Can Güven E. , Yazıcı Güvenç S. , İlhan F. , Varank G.

ENVIRONMENTAL RESEARCH, vol.212, 2022 (Journal Indexed in SCI) identifier identifier identifier

  • Publication Type: Article / Article
  • Volume: 212
  • Publication Date: 2022
  • Doi Number: 10.1016/j.envres.2022.113451
  • Title of Journal : ENVIRONMENTAL RESEARCH
  • Keywords: Advanced oxidation, Central composite design, Industrial wastewater treatment, Peroxymonosulfate, Transition metals, RESPONSE-SURFACE METHODOLOGY, ADVANCED OXIDATION PROCESSES, LANDFILL LEACHATE TREATMENT, ELECTROCHEMICAL OXIDATION, DEGRADATION, ACTIVATION, PERSULFATE, PEROXYMONOSULFATE, ELECTROOXIDATION, TECHNOLOGIES

Abstract

Treatment of paint manufacturing industry wastewater by electrooxidation (EO) process in which peroxymonosulfate (PMS) and transition metals are added was investigated. In the EO/PMS process, graphite was the cathode while different anode materials (Ti/IrO2, Ti/RuO2, and Ti/SnO2) were used. The anode with the highest chemical oxygen demand (COD) and true color removal efficiency was selected. To determine the catalyst effect on the process, different transition metals (Fe2+, Cu2+, Zn2+) were added and Fe2+ was chosen as the catalyst which provided higher removal efficiency and lower cost. The central composite design was applied for the optimization of the process variables of the EO/PMS/Fe2+ process.

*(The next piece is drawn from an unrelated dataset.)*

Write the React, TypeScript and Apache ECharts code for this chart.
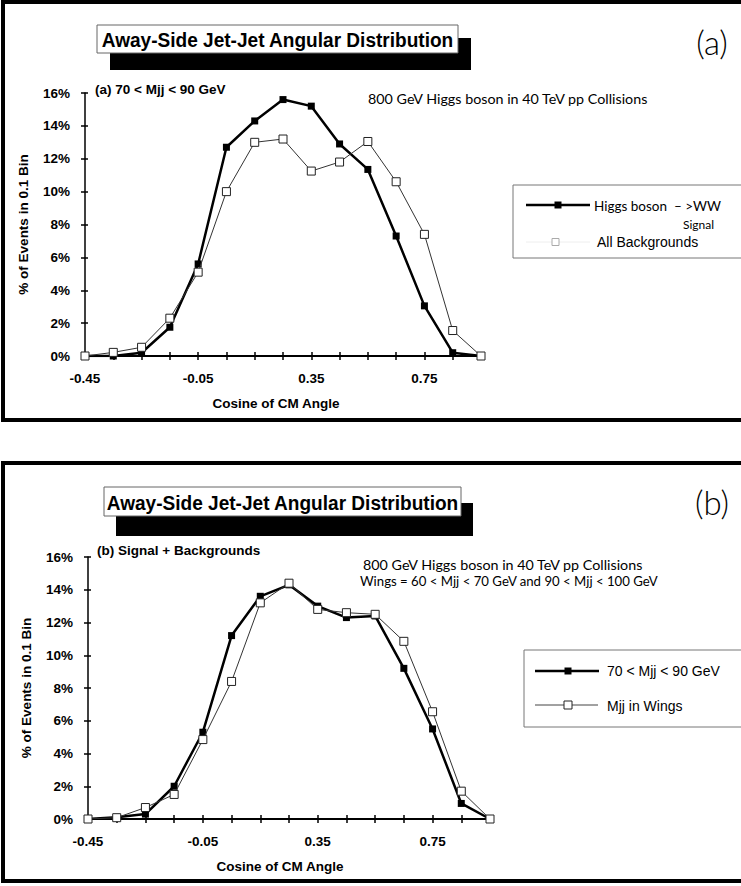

Current density, PMS dose, Fe2+ dose, and reaction time were process variables whereas COD and true color removal efficiency were system responses. Under optimum conditions (200 A/m2 current density, 14 mM PMS dose, 2.5 mM Fe2+ dose, 60 min reaction time), the estimated COD and true color removal efficiency by the model were 74.89% and 99.86%, respectively. The experimentally obtained COD and true color removal efficiencies as a result of validation studies were 74.28% and 99.03%, respectively. Quenching experiments showed that hydroxyl and sulfate radicals were both involved in the process.